In an interview with The State newspaper, one-time U.S. Environmental Protection Agency chief Christine Todd Whitman said, “It’s going to be a very good lesson in how these things work,” Whitman said. “You can’t pretend (the quake) didn’t happen. You can’t pretend there aren’t nuclear reactors. We will be paying attention.’’
South Carolina, which gets much of its energy from nuclear power, has atomic energy plants at four locations in the state: York, Oconee, Darlington and Fairfield counties. All are built to withstand earthquakes. South Carolina hasn’t had a powerful earthquake since the facilities were built.
Whitman, who co-chairs the Clean and Safe Energy Coalition, said the U.S. atomic energy industry is safe. It has rarely had accidents, and in the few times they have occurred, no one has been seriously injured, she said.

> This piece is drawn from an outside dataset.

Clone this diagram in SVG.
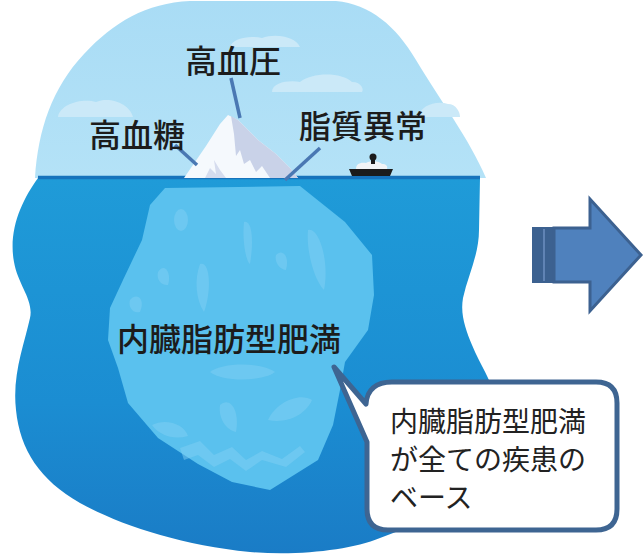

“It’s safer than working in a grocery store,’’ said Whitman, who visited civic clubs and college campuses while in Columbia Thursday and Friday and also had visited Columbia in 2007.
Whitman, President George W. Bush’s first EPA administrator, said she’s trying to recruit new members to her 2,600-member organization, which is backed by the nuclear industry. Whitman said atomic power, which doesn’t emit greenhouse gases, is a clean source of energy.
Nuclear power production is controversial because it creates radioactive waste. The Obama administration recently canceled plans to open the Yucca Mountain, Nev., waste disposal site, leaving the nation with no permanent deposal area.
Here are excerpts from Whitman’s interview with The State:
Question: What’s the answer to resolving the nation’s nuclear waste problem?
Answer: … First of all, Congress has said there needs to be one repository, and we need to get moving with that, wherever they decide to locate it. The administration has a study commission to look at all these things. C’mon, we spent billions on Yucca Mountain. It’s ready to go. It could happen. It’s only (Nevada Democratic Sen.) Harry Reid stopping it. It’s not scientific stuff that’s stopping it right now.
The other part of it is going to be reprocessing. We don’t do it in this country; we haven’t been doing it. When we got out of the nuclear business in the ’70s, we kind of stopped. But France, at 80 percent nuclear, has been doing it for a long time now. Japan is doing it.
Q: What do you think the chances are of restarting Yucca Mountain?
A: I think it’s going to happen. I think the rest of the country is going to say, ‘Wait a minute; we understand you (in Nevada) don’t want it, but we have got to deal with an issue here.’
Q: With Yucca Mountain, do you think this is a partisan issue, a Republican versus Democrat issue?
A: “This is, ‘If you’re from Nevada, you’re against it.’
Q: So you feel there will be a place to take all this waste?
A: There’s going to be. Right now, it is safely stored on site. But that’s not optimum. I don’t think anybody thinks that is optimum, to have 104 (nuclear power) sites around the country (holding waste). Congress didn’t think it was optimum. That’s why they said there should be one national repository.
Q: Nuclear accidents like those that happened at Chernobyl (1986) and Three Mile Island (1979) don’t occur every day, but they were serious. What about the issue of safety?
A: First of all, Chernobyl (a nuclear plant in the former Soviet Union) was a technology that was never licensed in this country — and it wouldn’t have been. And it hasn’t been since. Everybody learned a lesson from that.
Three Mile Island (in Pennsylvania), interestingly enough, was a meltdown. … But look at what occurred. First of all, if the operators of the site had left the reactor alone, you wouldn’t have had a meltdown. They overrode the system. So that was a wakeup call for the industry on training. But, secondly, if you look at everything that was put in place to protect the workers, much less the public at large — they all worked. … Since then, (federal regulators and the industry) have been constantly upgrading the protections, upgrading the redundancy in the system, trying to make it safer and safer.
Q: There were two fires at a nuclear plant in Hartsville last year, and the NRC has increased the level of scrutiny there because of concerns about the plant operator’s response. Is that what you’re talking about?
A: Yeah. Anytime you have humans involved in something or something complicated, the chances are something can go wrong, some place. But I look at it and I think, ‘I wish you had half this amount of oversight in the chemical industry.’ That worries me far more right now than nuclear.
Q: Numerous nuclear plants across the country are seeking new licenses or licenses to build new reactors. How do you see the issue of regulation? Is there over-regulation of plants applying for new licenses, or is the level proper?
A: I think it’s proper. China can get one of these utilities up, a nuclear reactor up, in three years, from beginning to end. I don’t think we want to be there. I recognize that time is money, and I recognize it’s costly. But you want to be darned sure these things are safe, that they’re done the right way and they have the proper oversight.